By end-Q3 2021 all legacy Sterling LIBOR linked loans expiring after the end of 2021 should be actively transitioned where viable. In order to achieve this milestone market participants should be considering the pointers set out in the Best Practice Guide published by the Working Group on Sterling Risk-Free Reference Rates ('Working Group').

Market participants should review their legacy Sterling LIBOR loan documentation and ask themselves the following questions:

Timing: how do we ensure all contractual amendments are negotiated and signed by end-Q3?

Early dialogue with counterparties is key. If the loans are syndicated the size and composition of the syndicate needs to be identified. Larger syndicates and syndicates with non-relationship lenders will likely take longer to transition.

Fallback provisions in the loan and their robustness need to be checked. Consider also the fallbacks in any hedging arrangements as these may operate differently to those in the loan documentation.

Check also the amendment provisions and, for syndicated loans, consent thresholds and consider whether any third parties such as guarantors or secured parties need also to consent to the amendment.

Replacement benchmark rate: which of our loans will transition to SONIA compounded in arears and which will require alternative rates?

This will depend on various factors, for example whether SONIA can be operationalised and provides enough notice of payment.

Alternative rates include the Bank of England’s base rate, a fixed rate and Term SONIA (for acceptable use cases). Alternative rates may be suitable, for example, for smaller borrowers seeking simplicity and payment certainty, or for market participants needing longer lead times to adapt to technology and process changes needed for SONIA compounded in arrears. If alternative rates are chosen, check whether suitable hedges are available.

Familiarise yourself with how the interest rate on your loan will be calculated post transition. The transitioned rate should be the sum of the alternative reference rate plus any credit adjustment spread (CAS) (to account for the difference between the alternative reference rate and Sterling LIBOR), with a margin added to this sum.

Borrowers and lenders need to discuss and agree how SONIA compounded in arrears is calculated and the conventions around it, and the practicalities of ensuring borrowers receive enough notice of interest amounts to make payments on time.

Effective date of benchmark rate change: when will our loans transition from LIBOR?

This is a matter for agreement between the parties, but must be no later than the first interest rate reset date after LIBOR cessation.

Credit Adjustment Spread: should we have a CAS and if so how should it be calculated?
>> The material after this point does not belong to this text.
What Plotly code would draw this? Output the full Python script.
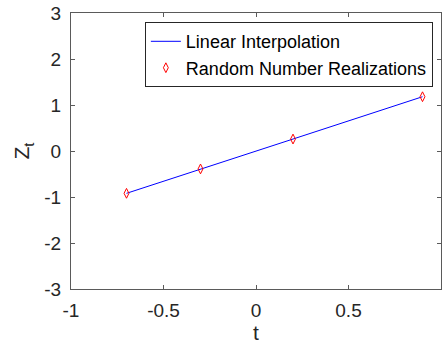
import plotly.graph_objects as go

# Sample times and the random-number realizations at those times
t_values = [-0.7, -0.3, 0.2, 0.9]
z_values = [-0.92, -0.39, 0.26, 1.18]

x_ticks = [-1, -0.5, 0, 0.5, 1]
x_tick_labels = ["-1", "-0.5", "0", "0.5", "1"]
y_ticks = [-3, -2, -1, 0, 1, 2, 3]
y_tick_labels = ["-3", "-2", "-1", "0", "1", "2", "3"]

font_family = "Liberation Sans, Arial, Helvetica, sans-serif"
axis_color = "#5a5a5a"
text_color = "#262626"

fig = go.Figure()
fig.add_trace(go.Scatter(
    x=t_values, y=z_values, mode="lines",
    line=dict(color="#0000ff", width=1),
    name="Linear Interpolation",
))
fig.add_trace(go.Scatter(
    x=t_values, y=z_values, mode="markers",
    marker=dict(symbol="diamond-tall-open", color="#ff0000", size=7, line=dict(width=1)),
    name="Random Number Realizations",
))

axis_common = dict(
    showgrid=False, zeroline=False, showline=True, mirror="ticks",
    linecolor=axis_color, linewidth=1,
    ticks="inside", ticklen=4, tickcolor=axis_color,
    tickfont=dict(family=font_family, size=19, color=text_color),
)

fig.update_xaxes(
    range=[-1, 1], tickvals=x_ticks, ticktext=x_tick_labels,
    ticklabelstandoff=4,
    title=dict(text="t", font=dict(family=font_family, size=21, color=text_color), standoff=2),
    **axis_common,
)
fig.update_yaxes(
    range=[-3, 3], tickvals=y_ticks, ticktext=y_tick_labels,
    ticklabelstandoff=5,
    title=dict(text="Z<sub>t</sub>", font=dict(family=font_family, size=21, color=text_color), standoff=8),
    **axis_common,
)

fig.update_layout(
    width=444, height=350,
    margin=dict(l=71, r=3, t=13, b=61),
    paper_bgcolor="white", plot_bgcolor="white",
    font=dict(family=font_family, color=text_color),
    legend=dict(
        x=0.978, y=0.967, xanchor="right", yanchor="top",
        bgcolor="white", bordercolor="#262626", borderwidth=1,
        font=dict(family=font_family, size=18, color="#000000"),
        tracegroupgap=0, itemwidth=30,
    ),
    showlegend=True,
)

fig.write_html("out.html")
The calculation for any CAS is for borrowers and lenders to determine. The Working Group does not make a recommendation but describes two possible methodologies: the five-year historical median approach and the forward approach. For more detail see the Working Group's paper on credit adjustment spread methods for active transition of Sterling LIBOR referencing loans here.

Whether or not the transition from Sterling LIBOR to the alternative reference rate gives rise to a transfer of value will determine the need for a CAS.

Floors: our legacy loans have a LIBOR floor – what does this mean for the transitioned loans?

Assuming the SONIA compounded in arrears is the chosen reference rate, the equivalent floor is SONIA + CAS. Where the sum of SONIA + CAS is less than the legacy floor value, the Working Group’s recommendation is for the CAS to remain unchanged, with SONIA adjusted to ensure that the aggregate of SONIA + CAS is equal to the legacy floor value. Whether or not legacy floors should continue and their terms are commercial matters for parties to agree.

For more detail on floors see the Working Group's Detailed Loan Conventions paper here.

Documenting transition

Even once the commercial points have been agreed between the parties, transitioning a Sterling LIBOR loan will require an amendment agreement and, depending on the nature of the loan facility arrangements, the impact on existing security documentation and guarantees may need to be analysed and legal opinions required.

In addition to the issues for consideration mentioned above, the amendment agreement will need to deal with the selected interest periods, fallback provisions to a replacement reference rate, whether or not break costs should apply, and alignment of prepayments notice periods with the lookback period (for SONIA referencing loans).

Any interest cover or debt service projections, and the economic assumptions around interest rates in financial models may need to be reviewed.

Being transition-ready requires preparation, active engagement with counterparties, and engagement of legal expertise. Market participants are encouraged to transition early to ensure a smooth, efficient and effective transition experience.